Fickle Finger’s Funny Feel: Digit illusion modifies touch perception
By Bruce Bower
If your left index finger suddenly grew about an inch longer, you’d have good reason to freak out. Your brain, however, within seconds would calmly adapt to this bizarre circumstance by altering its map of the body’s surface, a new study suggests. The elongated finger’s sense of touch would change, according to an experiment led by neuroscientist Patrick Haggard of University College London.
The researchers’ conclusion rests on observations of people who underwent arm manipulations that create illusions of finger growth or shrinkage.
Even faced with abrupt increases in body size, the brain adjusts its representation of relevant body parts that it uses to interpret touch on the skin, Haggard and his team conclude in the July 26 Current Biology. Parts of the brain’s outer layer, or cortex, primarily handle tactile information.
The brain modifies its body map for the gradual expansions of skin surface as a child grows, Haggard’s team proposes. However, the brain doesn’t remap after reductions of skin surface, which would be uncommon, as in amputations. This explains, at least in part, why the brain continues to cause sensations where a limb has been removed, according to the investigators.
More typically, though, “the brain’s map of the body changes minute by minute and constructs our conscious experience of the external world,” Haggard says.
The researchers studied 10 volunteers who were blindfolded and had their right arms put in slings. They were then instructed to hold the tip of their left index finger with their right index finger and thumb. At the same time, a device vibrated tendons of the biceps muscles, the triceps muscles, or a tendonfree part of the right forearm.
Volunteers reported that biceps vibrations elicited an illusion of the right arm extending outward slightly and, therefore, of an elongation of the left index finger. Triceps vibrations induced an illusion of the right arm flexing and shrinkage of the left index finger.
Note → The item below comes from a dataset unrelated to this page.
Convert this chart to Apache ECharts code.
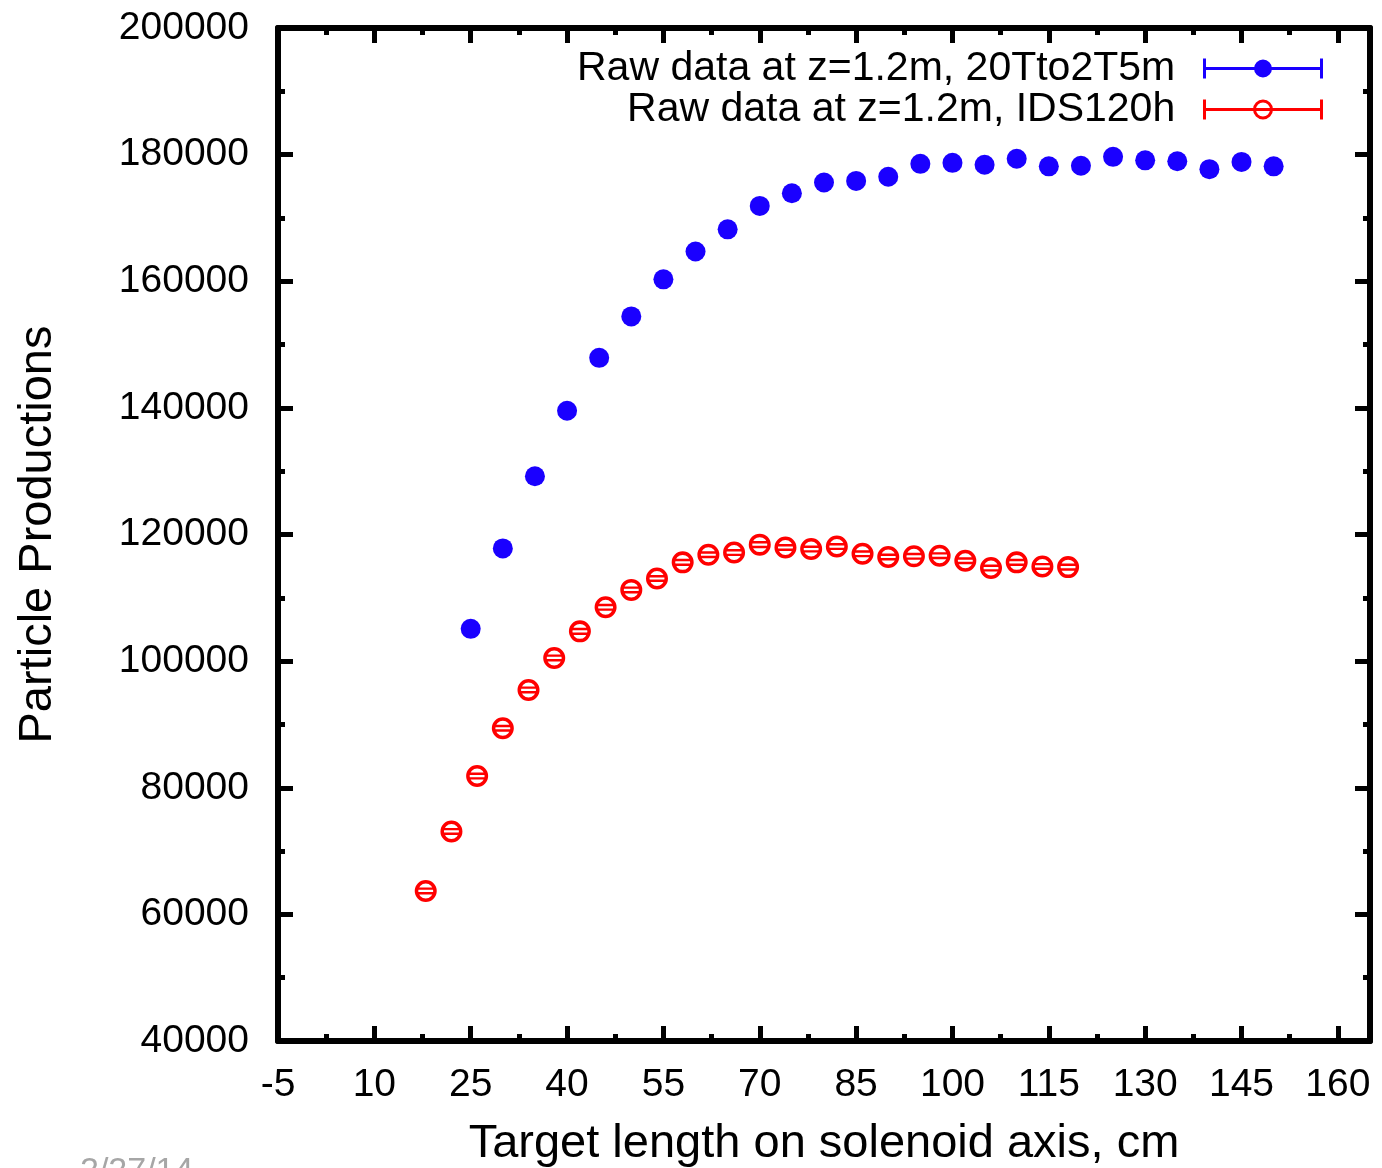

Forearm vibrations yielded no bodily illusions.
While undergoing vibrations, each participant was touched successively on the left index finger and the forehead with two small metal rods and asked to judge whether the distance between rods on the finger felt bigger or smaller than it did on the forehead. For each condition, finger and forehead rods were the same distance apart in 10 trials and different by 15 millimeters in another 10 trials.
When the left index finger felt longer than it really was, participants consistently overestimated the distance between rods placed on that finger. Estimates were usually accurate when the finger felt shorter than it really was and when no illusion occurred.
Vilayanur S. Ramachandran, a neuroscientist at the University of California, San Diego, says that the results raise intriguing questions about the malleability of touch perception. For instance, he wonders whether, if two rods were placed on a finger as researchers somehow induced the illusion that the finger was expanding, the perceived distance between the rods would expand proportionately.